Wednesday, February 27, 2008

Trade Fair Gofer


"Do you have an office t-shirt for the trade fair?" my boss asked.


Somewhere in my subconscious my spider sense went off. I thought of my faded office polo top that I got exactly a year ago for the last trade fair. I last saw it adorning the luscious sleeping form of my wife.


Then I thought of my friend Yinka and her spiffy looking Diamond Bank t-shirt. Oh no!


"It's quite faded sir."


"Really?" he mumbled, and he pulled out a slightly less faded version from a drawer. "Wash that and use it tomorrow." Great!


Not that the t-shirt is the problem. It's this whole trade fair thing.


Attending the Kaduna Trade Fair is usually not a bad experience. You get free tickets, refreshments and the chance to rub minds with visitors and fellow participatants. But I know that there's really one overriding reason my middle-aged senior colleagues want me there. I'm young, strong and junior in rank. Yep, I'm the gofer.


Every office has a gofer. Gofers are a trade fair necessity. They're the ones who're there to fetch this and carry that all over the place. And they come in all shapes, sizes and sexes.


Some companies hire temps or part-time staff. Others, like mine, just hand you a used t-shirt. And nothing is off limits.


Official display items need setting up? They call you. Someone forgot a big box of$ fliers? They send you. Oga bought a new refrigerator for his wife? Guess who's back breaks carrying it through the doors of his house? that's right... you! And that's just for the male gofers.


Anyway, if I gotta go then at least I'll be looking pretty spiffy too; I've a got new office t-shirt that no one knows about.


A Typical Day. (Bit dull but otherwise…) Pt 1.

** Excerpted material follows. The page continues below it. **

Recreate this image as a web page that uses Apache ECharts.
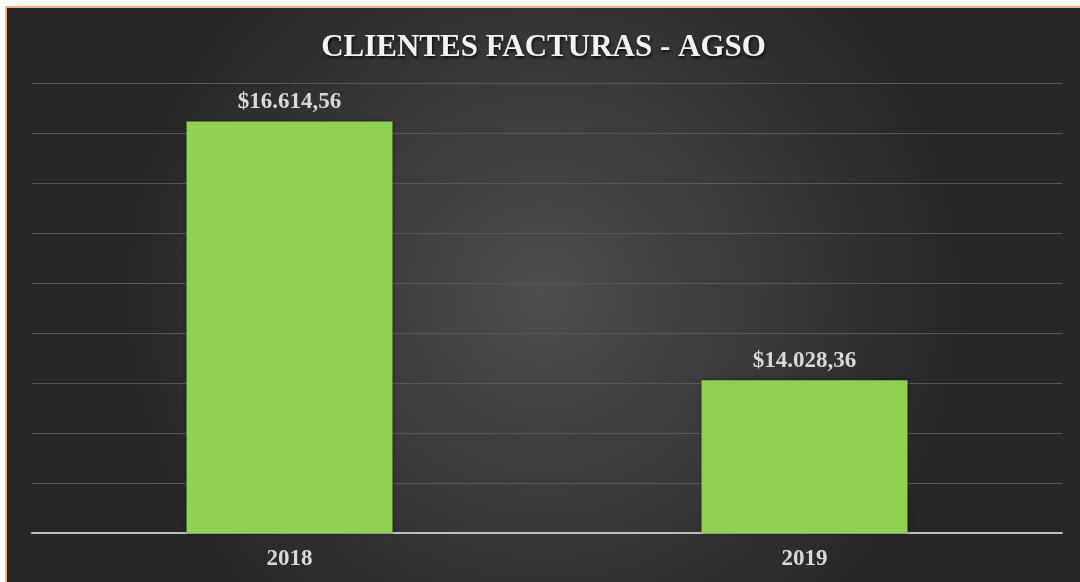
<!DOCTYPE html>
<html>
<head>
<meta charset="utf-8">
<script src="https://cdn.jsdelivr.net/npm/echarts@6/dist/echarts.min.js"></script>
<style>
  html, body { margin: 0; padding: 0; background: #ffffff; }
  #wrap {
    position: absolute; left: 5px; top: 6px;
    width: 1073px; height: 574px;
    border-left: 2px solid #F4B183; border-top: 2px solid #F4B183;
  }
  #container { width: 1073px; height: 574px; }
</style>
</head>
<body>
<div id="wrap"><div id="container"></div></div>
<script>
// datos
var years = ['2018', '2019'];
var facturas = [16614.56, 14028.36];
var yMin = 12500, yMax = 17000, yStep = 500;

var serif = '"Liberation Serif", "DejaVu Serif", serif';

function fmtMoney(v) {
    var parts = v.toFixed(2).split('.');
    var ent = parts[0].replace(/\B(?=(\d{3})+(?!\d))/g, '.');
    return '$' + ent + ',' + parts[1];
}

var myChart = echarts.init(document.getElementById('container'));

var option = {
    backgroundColor: {
        type: 'radial', x: 0.5, y: 0.5, r: 0.75,
        colorStops: [
            { offset: 0, color: '#4e4e4e' },
            { offset: 1, color: '#262626' }
        ]
    },
    title: {
        text: 'CLIENTES FACTURAS - AGSO',
        left: 'center',
        top: 19,
        textStyle: {
            fontFamily: serif,
            fontWeight: 'bold',
            fontSize: 31,
            color: '#f2f2f2',
            textShadowColor: 'rgba(0,0,0,0.8)',
            textShadowBlur: 3,
            textShadowOffsetX: 1,
            textShadowOffsetY: 2
        }
    },
    grid: { left: 25, right: 18, top: 75, height: 450 },
    xAxis: {
        type: 'category',
        data: years,
        axisTick: { show: false },
        axisLine: { lineStyle: { color: '#bfbfbf', width: 2 } },
        axisLabel: {
            margin: 15,
            fontFamily: serif,
            fontWeight: 'bold',
            fontSize: 23,
            color: '#d9d9d9'
        }
    },
    yAxis: {
        type: 'value',
        min: yMin,
        max: yMax,
        interval: yStep,
        axisLabel: { show: false },
        axisLine: { show: false },
        axisTick: { show: false },
        splitLine: { lineStyle: { color: '#575757', width: 1 } }
    },
    series: [{
        type: 'bar',
        data: facturas,
        barWidth: '40%',
        itemStyle: {
            color: '#92D050',
            shadowColor: 'rgba(0,0,0,0.5)',
            shadowBlur: 4
        },
        label: {
            show: true,
            position: 'top',
            distance: 8,
            formatter: function (p) { return fmtMoney(p.value); },
            fontFamily: serif,
            fontWeight: 'bold',
            fontSize: 23,
            color: '#d9d9d9'
        }
    }]
};
myChart.setOption(option);
</script>
</body>
</html>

No water running out the taps in the morning. Forgot to fill up the water-drum. I’m able to fetch two bowls so I make do.
Hit the road and head for work. Thank God I don’t work in Lagos!
Office routine. Office routine. Office routine. Trust me, that’s all you want to know. Except for..
· The low point of my workday? Being asked to dispose of old files dating back a year! Think huge dust cloud plus me in a suit.
· The high point of my workday? Watching my boss manifest GOM (Grumpy-Old-Man) syndrome.
I haven’t had breakfast yet which accounts for the double vision. (Did that document need to go to the D or the DD Admin & Finance? Aw crap!). I haven’t been paid yet either. So serves whoever has to fix my mess right!